### [EXERCISE OBJECTIVE]
Please write out the lines of the data exactly, beginning with the first and ending with the line containing "plt.rcParams['font.family'] = ['Lato', 'DejaVu"; leave the pictures behind.

### [DATA SHOWN]
============================================================

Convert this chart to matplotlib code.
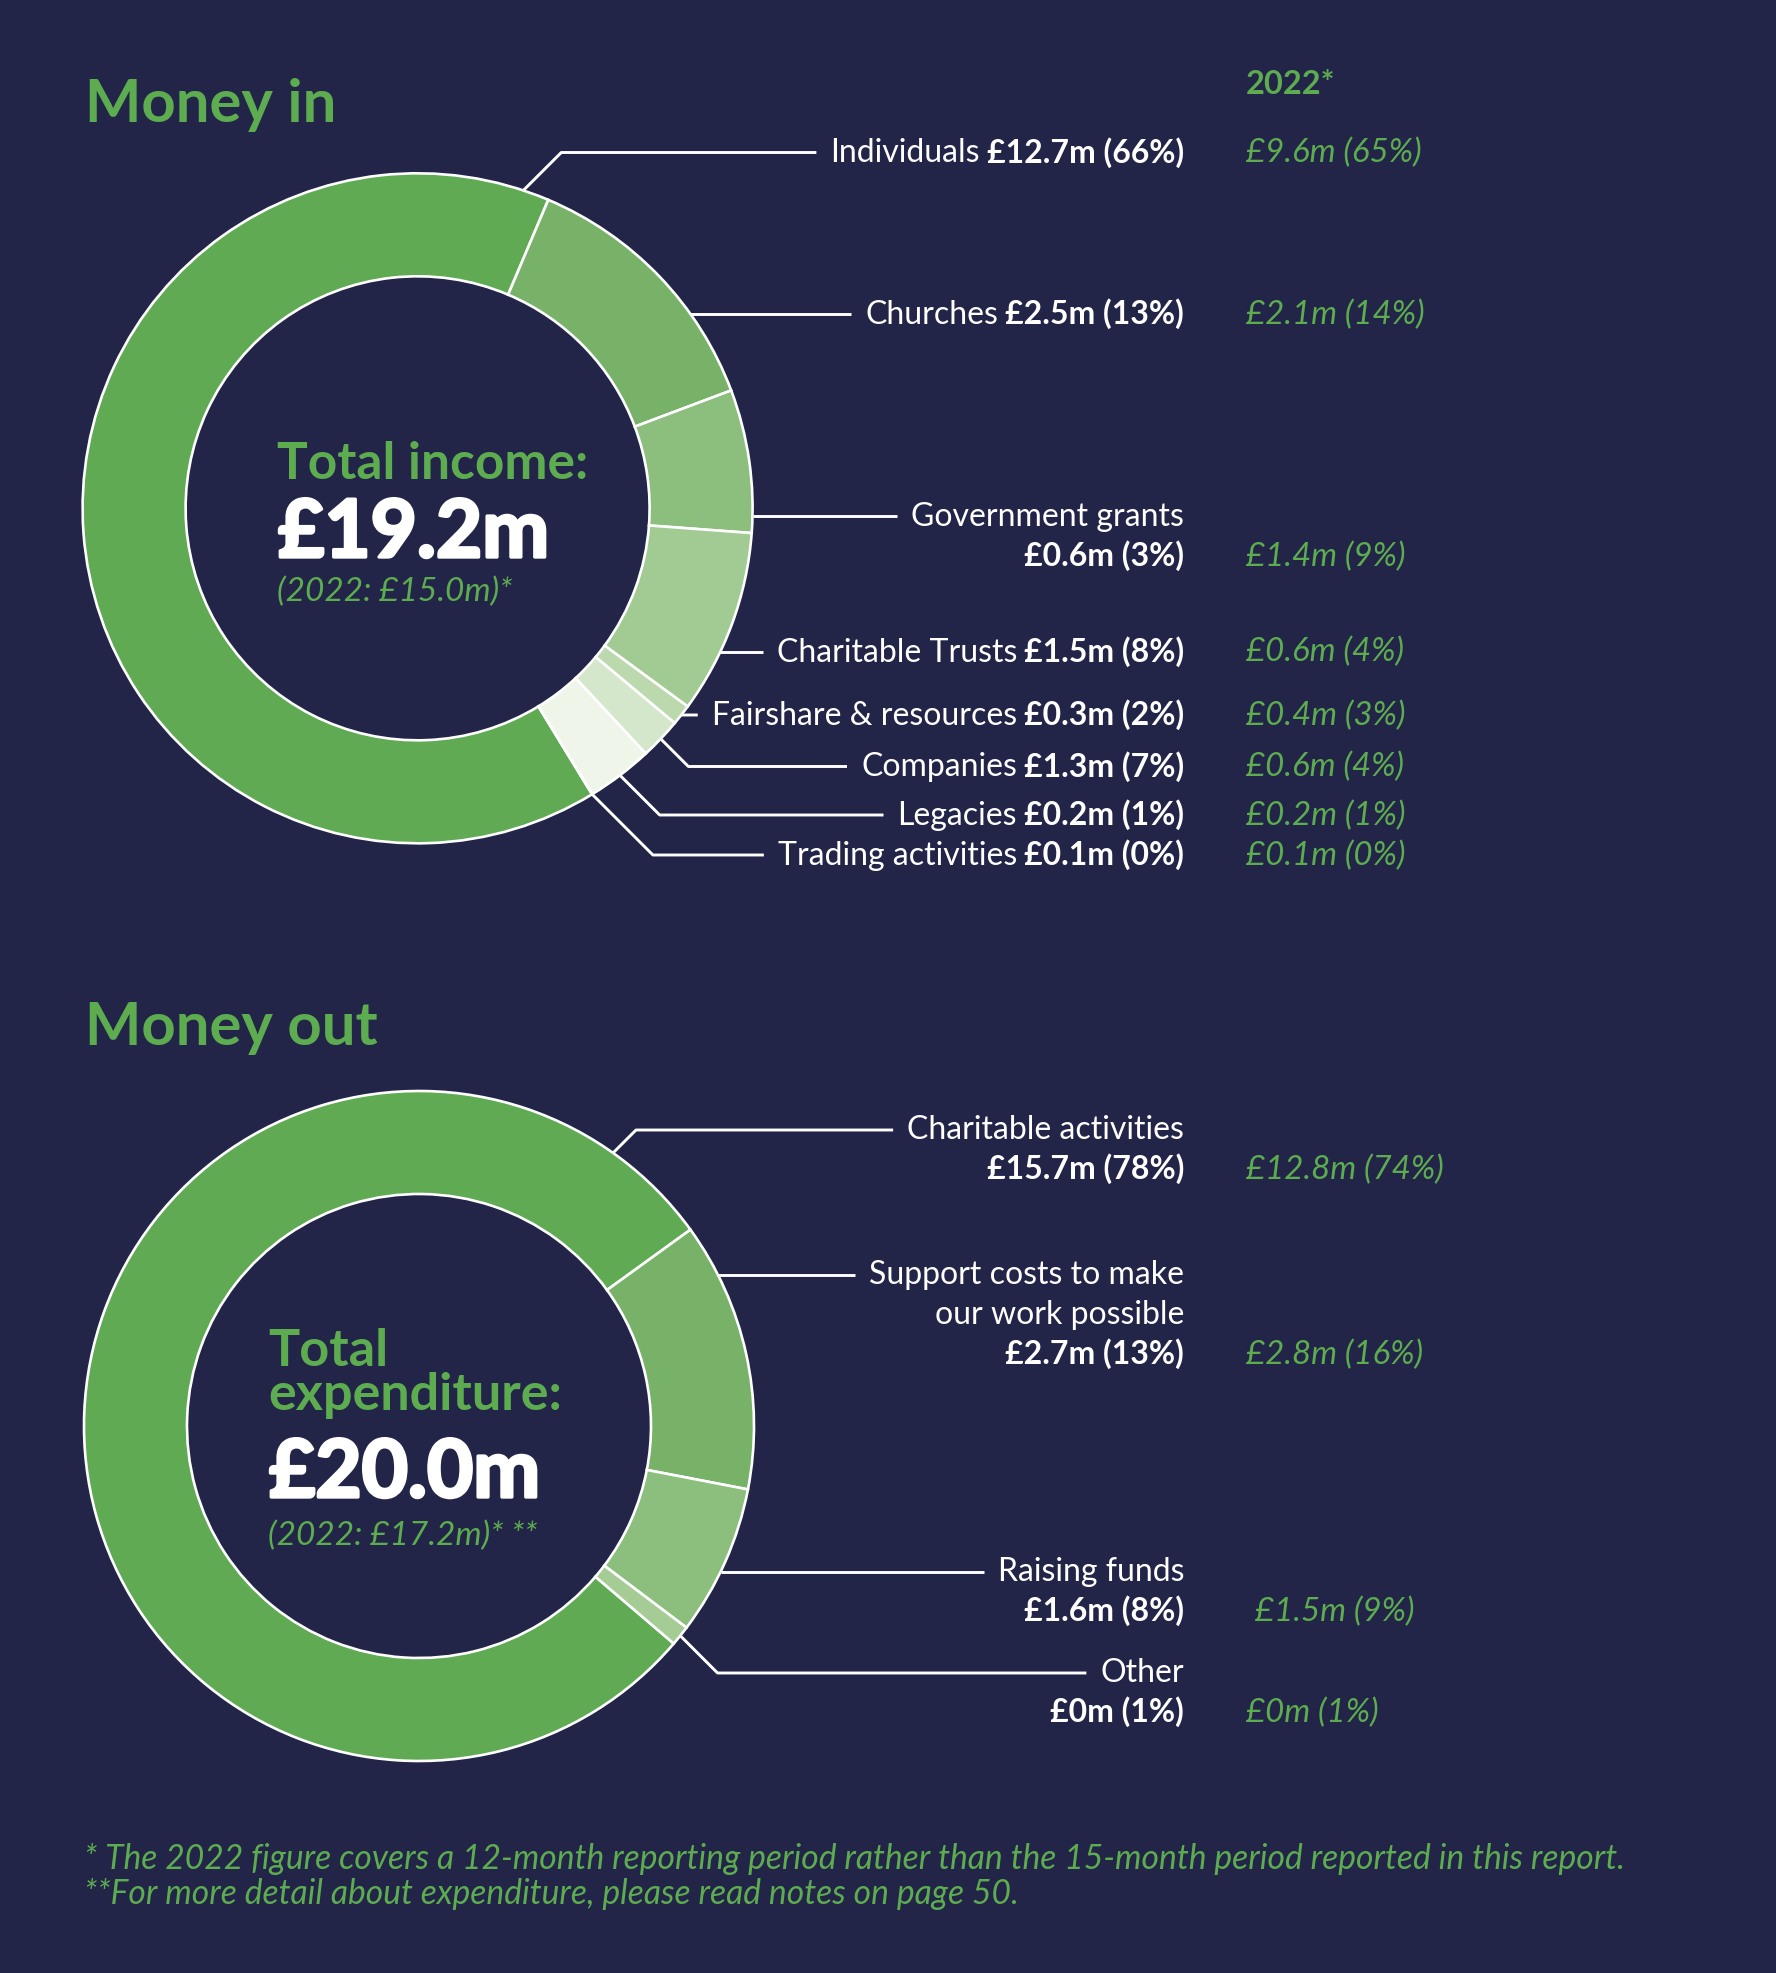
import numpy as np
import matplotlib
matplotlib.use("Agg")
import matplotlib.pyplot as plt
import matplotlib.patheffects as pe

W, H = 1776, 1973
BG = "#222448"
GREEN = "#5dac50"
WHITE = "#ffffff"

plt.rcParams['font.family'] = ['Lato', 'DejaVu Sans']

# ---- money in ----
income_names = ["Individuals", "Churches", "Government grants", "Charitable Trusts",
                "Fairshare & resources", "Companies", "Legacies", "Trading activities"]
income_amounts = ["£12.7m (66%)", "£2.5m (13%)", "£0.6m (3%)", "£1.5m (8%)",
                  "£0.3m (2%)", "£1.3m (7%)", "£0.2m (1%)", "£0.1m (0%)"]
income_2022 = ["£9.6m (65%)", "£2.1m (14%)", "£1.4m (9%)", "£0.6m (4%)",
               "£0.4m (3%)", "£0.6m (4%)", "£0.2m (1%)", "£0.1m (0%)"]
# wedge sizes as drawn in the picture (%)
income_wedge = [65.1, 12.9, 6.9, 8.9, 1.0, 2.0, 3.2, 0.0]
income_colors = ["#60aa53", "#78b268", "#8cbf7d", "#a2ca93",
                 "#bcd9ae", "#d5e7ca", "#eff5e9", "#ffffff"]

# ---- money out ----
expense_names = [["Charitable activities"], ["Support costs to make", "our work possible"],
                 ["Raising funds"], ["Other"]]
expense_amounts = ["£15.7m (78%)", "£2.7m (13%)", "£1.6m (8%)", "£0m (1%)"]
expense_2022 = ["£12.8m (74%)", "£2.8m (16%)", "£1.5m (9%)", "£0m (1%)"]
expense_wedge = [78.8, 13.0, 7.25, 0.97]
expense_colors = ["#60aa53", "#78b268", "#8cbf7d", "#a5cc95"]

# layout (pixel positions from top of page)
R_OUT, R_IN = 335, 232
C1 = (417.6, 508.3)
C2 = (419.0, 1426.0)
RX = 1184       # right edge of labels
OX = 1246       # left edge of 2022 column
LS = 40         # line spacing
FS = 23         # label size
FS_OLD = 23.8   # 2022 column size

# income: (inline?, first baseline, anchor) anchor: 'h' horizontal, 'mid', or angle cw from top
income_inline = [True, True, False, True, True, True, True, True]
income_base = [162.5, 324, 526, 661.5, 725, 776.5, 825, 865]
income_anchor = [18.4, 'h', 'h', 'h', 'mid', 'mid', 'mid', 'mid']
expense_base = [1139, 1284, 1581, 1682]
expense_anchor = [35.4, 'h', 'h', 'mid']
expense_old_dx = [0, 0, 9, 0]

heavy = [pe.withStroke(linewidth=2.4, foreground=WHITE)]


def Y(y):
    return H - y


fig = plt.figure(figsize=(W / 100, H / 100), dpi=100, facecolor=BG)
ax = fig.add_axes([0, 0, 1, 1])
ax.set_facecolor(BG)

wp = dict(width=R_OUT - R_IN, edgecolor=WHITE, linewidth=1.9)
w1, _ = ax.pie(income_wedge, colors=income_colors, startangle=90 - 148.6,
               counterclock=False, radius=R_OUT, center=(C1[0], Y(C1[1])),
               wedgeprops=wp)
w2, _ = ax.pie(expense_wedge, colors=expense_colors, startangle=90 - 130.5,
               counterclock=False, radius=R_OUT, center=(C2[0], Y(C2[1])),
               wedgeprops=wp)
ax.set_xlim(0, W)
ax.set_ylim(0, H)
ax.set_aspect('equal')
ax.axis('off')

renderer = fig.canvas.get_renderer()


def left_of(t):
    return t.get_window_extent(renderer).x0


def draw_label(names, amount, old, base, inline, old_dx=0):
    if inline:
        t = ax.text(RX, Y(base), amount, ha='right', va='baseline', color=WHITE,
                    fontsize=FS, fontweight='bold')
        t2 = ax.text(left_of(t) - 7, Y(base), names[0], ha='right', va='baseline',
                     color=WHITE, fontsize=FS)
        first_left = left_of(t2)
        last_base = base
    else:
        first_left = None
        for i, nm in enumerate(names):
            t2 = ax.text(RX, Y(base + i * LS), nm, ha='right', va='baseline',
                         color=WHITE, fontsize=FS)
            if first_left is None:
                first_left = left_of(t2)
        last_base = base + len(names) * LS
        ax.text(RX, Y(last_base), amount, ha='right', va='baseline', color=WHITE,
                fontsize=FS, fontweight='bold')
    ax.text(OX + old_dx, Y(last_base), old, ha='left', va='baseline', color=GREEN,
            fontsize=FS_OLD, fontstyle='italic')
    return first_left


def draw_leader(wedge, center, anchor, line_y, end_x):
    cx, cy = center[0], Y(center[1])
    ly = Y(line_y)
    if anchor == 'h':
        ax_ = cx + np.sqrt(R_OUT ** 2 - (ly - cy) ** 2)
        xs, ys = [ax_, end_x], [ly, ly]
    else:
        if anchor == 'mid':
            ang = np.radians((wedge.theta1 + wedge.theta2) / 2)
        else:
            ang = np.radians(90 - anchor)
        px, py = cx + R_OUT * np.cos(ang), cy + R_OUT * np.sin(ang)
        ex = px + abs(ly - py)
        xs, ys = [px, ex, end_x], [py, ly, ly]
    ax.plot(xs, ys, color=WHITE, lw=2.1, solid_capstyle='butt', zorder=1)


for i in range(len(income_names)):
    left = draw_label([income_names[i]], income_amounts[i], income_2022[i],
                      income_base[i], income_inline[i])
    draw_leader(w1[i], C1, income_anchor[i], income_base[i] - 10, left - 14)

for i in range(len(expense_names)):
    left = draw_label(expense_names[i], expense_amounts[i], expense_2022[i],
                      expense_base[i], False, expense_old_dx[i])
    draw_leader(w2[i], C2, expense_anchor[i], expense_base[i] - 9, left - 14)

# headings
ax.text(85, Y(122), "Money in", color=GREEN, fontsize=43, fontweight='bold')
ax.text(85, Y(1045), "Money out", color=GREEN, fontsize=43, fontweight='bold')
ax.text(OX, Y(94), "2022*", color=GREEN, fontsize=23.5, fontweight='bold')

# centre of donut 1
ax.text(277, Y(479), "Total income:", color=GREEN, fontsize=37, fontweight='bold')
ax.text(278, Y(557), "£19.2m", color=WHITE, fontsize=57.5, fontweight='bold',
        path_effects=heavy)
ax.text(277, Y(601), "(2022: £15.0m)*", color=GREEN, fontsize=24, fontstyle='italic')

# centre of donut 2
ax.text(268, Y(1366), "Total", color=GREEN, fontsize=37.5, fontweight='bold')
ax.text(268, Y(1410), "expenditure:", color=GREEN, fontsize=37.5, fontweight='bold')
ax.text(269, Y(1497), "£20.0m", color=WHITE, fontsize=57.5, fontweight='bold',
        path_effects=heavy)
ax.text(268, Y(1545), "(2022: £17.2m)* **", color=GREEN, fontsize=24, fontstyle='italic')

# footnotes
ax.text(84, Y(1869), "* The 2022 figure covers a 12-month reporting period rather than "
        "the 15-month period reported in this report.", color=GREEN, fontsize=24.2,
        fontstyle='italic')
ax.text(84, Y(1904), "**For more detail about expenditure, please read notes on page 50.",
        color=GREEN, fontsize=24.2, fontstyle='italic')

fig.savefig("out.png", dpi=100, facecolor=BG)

============================================================

### [THE OUTPUT]
Convert this chart to matplotlib code.
import numpy as np
import matplotlib
matplotlib.use("Agg")
import matplotlib.pyplot as plt
import matplotlib.patheffects as pe

W, H = 1776, 1973
BG = "#222448"
GREEN = "#5dac50"
WHITE = "#ffffff"

plt.rcParams['font.family'] = ['Lato', 'DejaVu Sans']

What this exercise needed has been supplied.